No people are more cruel in their punishments than the Chinese, and obviously the reason is that the sensory nervous system of a Chinaman is either blunted or of arrested development. Can anyone doubt this who witnesses the stoicism with which a Chinaman can endure physical pain when sustaining surgical operation without chloroform, the comfort with which he can thrive amid foul and penetrating smells, the calmness with which he can sleep amid the noise of gunfire and crackers, drums and tomtoms, and the indifference with which he contemplates the sufferings of lower animals, and the infliction of tortures on higher?
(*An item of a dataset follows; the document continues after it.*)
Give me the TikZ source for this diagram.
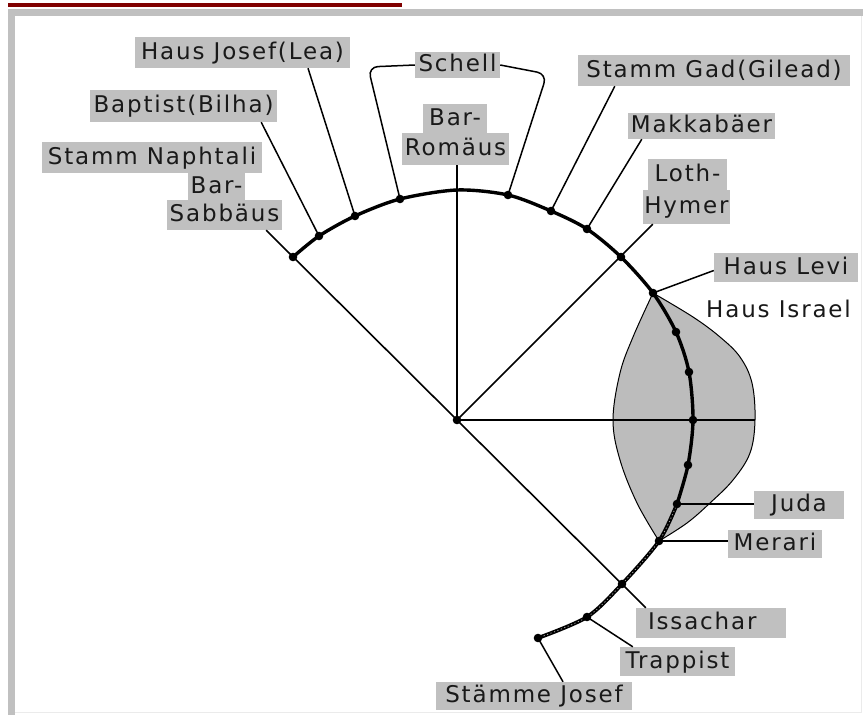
\documentclass[tikz,border=0pt]{standalone}
\usepackage{fontspec}
\setmainfont{DejaVu Sans}[LetterSpace=8]
\usetikzlibrary{calc}
\definecolor{boxgray}{RGB}{192,192,192}
\definecolor{lensgray}{RGB}{188,188,188}
\definecolor{darkred}{RGB}{128,0,0}
\definecolor{txt}{RGB}{25,25,25}
\definecolor{framegray}{RGB}{192,192,192}
\begin{document}
\begin{tikzpicture}[x=1pt,y=-1pt,
  lbl/.style={fill=boxgray, text=txt, inner xsep=0pt, inner ysep=0pt,
    font=\fontsize{23}{27}\selectfont, text height=16.8pt, text depth=3.5pt},
  plain/.style={text=txt, inner sep=0pt, font=\fontsize{23}{27}\selectfont},
  lead/.style={line width=1.5pt, draw=black},
  radial/.style={line width=1.6pt, draw=black},
  arcline/.style={line width=3.4pt, draw=black, line join=round},
  dotmark/.style={fill=black},
]
\useasboundingbox (0,0) rectangle (863,715);
\fill[white] (0,0) rectangle (863,715);
% frame
\fill[darkred] (8,3) rectangle (402,6.5);
\fill[framegray] (8,9) rectangle (863,16);
\fill[framegray] (8,9) rectangle (15,715);
\draw[black!8, line width=1pt] (861,16) -- (861,712) -- (15,712);

% points
\coordinate (c0) at (457,420);
\coordinate (p1) at (293,257);
\coordinate (p2) at (319,236);
\coordinate (p3) at (355,216);
\coordinate (p4) at (400,199);
\coordinate (ptop) at (457,190);
\coordinate (p5) at (508,195);
\coordinate (p6) at (551,211);
\coordinate (p7) at (587,229);
\coordinate (p8) at (621,257);
\coordinate (p9) at (653,293);
\coordinate (p10) at (676,332);
\coordinate (p11) at (689,372);
\coordinate (p12) at (693,420);
\coordinate (p13) at (688,465);
\coordinate (p14) at (677,504);
\coordinate (p15) at (659,541);
\coordinate (p16) at (622,584);
\coordinate (p17) at (587,617);
\coordinate (p18) at (538,638);
\coordinate (lensR) at (755,420);

% lens
\filldraw[fill=lensgray, draw=black, line width=1pt]
  plot[smooth, tension=0.6] coordinates {(653,293) (693,317) (720,337) (740,357) (752,383) (755,420) (750,453) (733,480) (710,503) (687,523) (659,541)}
  -- plot[smooth, tension=0.6] coordinates {(659,541) (637,503) (620,460) (613,420) (620,373) (633,337) (653,293)} -- cycle;

% labels
\node[lbl, minimum width=215pt, minimum height=31pt] (hjl) at (242.5,52.5) {Haus Josef(Lea)};
\node[lbl, minimum width=187pt, minimum height=32pt] (bap) at (183.5,106) {Baptist(Bilha)};
\node[lbl, minimum width=220pt, minimum height=31pt] (nap) at (152,157.5) {Stamm Naphtali};
\node[lbl, minimum width=57pt, minimum height=27pt] (bar1) at (216.5,186.5) {Bar-};
\node[lbl, minimum width=115pt, minimum height=30pt] (sab) at (224.5,215) {Sabbäus};
\node[lbl, minimum width=85pt, minimum height=26pt] (sch) at (457.5,65) {Schell};
\node[lbl, minimum width=64pt, minimum height=29pt] (bar2) at (455,118.5) {Bar-};
\node[lbl, minimum width=107pt, minimum height=32pt] (rom) at (455.5,149) {Romäus};
\node[lbl, minimum width=272pt, minimum height=31pt] (gad) at (714,70.5) {Stamm Gad(Gilead)};
\node[lbl, minimum width=147pt, minimum height=26pt] (mak) at (701.5,126) {Makkabäer};
\node[lbl, minimum width=79pt, minimum height=31pt] (loth) at (687.5,174.5) {Loth-};
\node[lbl, minimum width=87pt, minimum height=34pt] (hym) at (686.5,207) {Hymer};
\node[lbl, minimum width=144pt, minimum height=29pt] (levi) at (786,267.5) {Haus Levi};
\node[plain, anchor=base west] (isr) at (706,317) {Haus Israel};
\node[lbl, minimum width=90pt, minimum height=28pt] (juda) at (799,505) {Juda};
\node[lbl, minimum width=94pt, minimum height=28pt] (mer) at (775,544) {Merari};
\node[lbl, minimum width=150pt, minimum height=30pt, text width=126pt, align=left] (iss) at (711,623) {Issachar};
\node[lbl, minimum width=115pt, minimum height=29pt] (trap) at (677.5,661.5) {Trappist};
\node[lbl, minimum width=196pt, minimum height=28pt] (sj) at (534,696) {Stämme Josef};

% radial lines
\draw[radial] ([xshift=-16pt]sab.south east) -- (c0) -- ([xshift=10pt]iss.north west);
\draw[radial] (c0) -- (c0 |- rom.south);
\draw[radial] (c0) -- ([xshift=10pt]hym.south west);
\draw[radial] (c0) -- (lensR);

% leaders
\draw[lead] ([xshift=-16pt]bap.south east) -- (p2);
\draw[lead] ([xshift=65.5pt]hjl.south) -- (p3);
\draw[lead, rounded corners=10pt] (sch.west) -- (368,67) -- (p4);
\draw[lead, rounded corners=10pt] (sch.east) -- (547,74) -- (p5);
\draw[lead] ([xshift=37pt]gad.south west) -- (p6);
\draw[lead] ([xshift=14pt]mak.south west) -- (p7);
\draw[lead] ([yshift=-3pt]levi.west) -- (p9);
\draw[lead] (p14) -- (p14 -| juda.west);
\draw[lead] (p15) -- (p15 -| mer.west);
\draw[lead] (p17) -- ([xshift=13pt]trap.north west);
\draw[lead] (p18) -- ([xshift=29pt]sj.north);

% arc
\draw[arcline] plot[smooth, tension=0.5] coordinates {(p1) (p2) (p3) (p4) (ptop) (p5) (p6) (p7) (p8) (p9) (p10) (p11) (p12) (p13) (p14)};
\draw[arcline, line width=3.8pt] plot[smooth, tension=0.5] coordinates {(p14) (p15) (p16) (p17) (p18)};
\draw[white!70!black, line width=0.7pt, dash pattern=on 1.2pt off 2.5pt] plot[smooth, tension=0.5] coordinates {(p14) (p15) (p16) (p17) (p18)};

% dots
\foreach \p in {p1,p2,p3,p4,p5,p6,p7,p8,p9,p10,p11,p12,p13,p14,p15,p16,p17,p18,c0}
  \fill[dotmark] (\p) circle (4.3pt);
\end{tikzpicture}
\end{document}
Every text-book on China devotes a special chapter to the subject of punishment. Mutilation is extremely common. Often I met men who had been deprived of their ears—they had lost them, they explained, in battle facing the enemy! It is a common punishment to sever the hamstrings or to break the ankle-bones, especially in the case of prisoners who have attempted to escape. And I remember that when I was in Shanghai, Mr. Tsai, the Mixed Court Magistrate, was reproved by the papers because he had from the bench expressed his regret that the foreign law of Shanghai did not permit him to punish in this way a prisoner who had twice succeeded in breaking from gaol. The hand is cut off for theft, as it was in England not so many years ago. I have seen men with the tendon of Achilles cut out, and it is worth noting that the Chinese say that this "acquired deformity" can be cured by the transplantation in the seat of injury of the tendon of a sheep. One embellishment of the Chinese punishment of flogging might with good effect be introduced into England. After a Chinese flagellation, the culprit is compelled to go down on his knees and humbly thank the magistrate for the trouble he has been put to to correct his morals.

There is a branch of the Missions Étrangères de Paris in Chaotong. I called at the mission and saw their school of fifteen children, and their tiny little church. One priest lives here solitary and alone; he was reading, when I entered, the famous Chinese story, "The Three Kingdoms." He gave me a kindly welcome, and was pleased to talk in his own tongue. An excellent bottle of rich wine was produced, and over the glass the Father painted with voluble energy the evil qualities of the people whom he has left his beautiful home in the Midi of France to lead to Rome. "No Chinaman can resist temptation; all are thieves. Justice depends on the richness of the accused. Victory in a court of justice is to the richer. Talk to the Chinese of Religion, of a God, of Heaven or Hell, and they yawn; speak to them of business and they are all attention. If you ever hear of a Chinaman who is not a thief and a liar, do not believe it, Monsieur Morrison, do not believe it, they are thieves and liars every one."

For eight years the priest had been in China devoting his best energies to the propagation of his religion. And sorry had been his recompense. The best Christian in the mission had lately broken into the mission house and stolen everything valuable he could lay his impious hands on. Remembrance of this infamy rankled in his bosom and impelled him to this expansive panegyric on Chinese virtue.

Some four months ago the good father was away on a holiday, visiting a missionary brother in an adjoining town. In his absence the mission was entered through a rift made in the wall, and three hundred taels of silver, all the money to the last sou that he possessed, were stolen. Suspicion fell upon a Christian, who was not only an active Catholic himself, but whose fathers before him had been Catholics for generations. It was learned that his wife had some of the money, and that the thief was on his way to Suifu with the remainder. There was great difficulty in inducing the yamen to take action, but at last the wife was arrested. She protested that she knew nothing; but, having been triced up by the wrists joined behind her back, she soon came to reason, and cried out that, if the magistrate would release her hands, she would confess all. Two hundred taels were seized in her house and restored to the priest, and the culprit, her husband, followed to Tak-wan-hsien by the satellites of the yamen, was there arrested, and was now in prison awaiting punishment. The goods he purchased were likewise seized and were now with the poor father.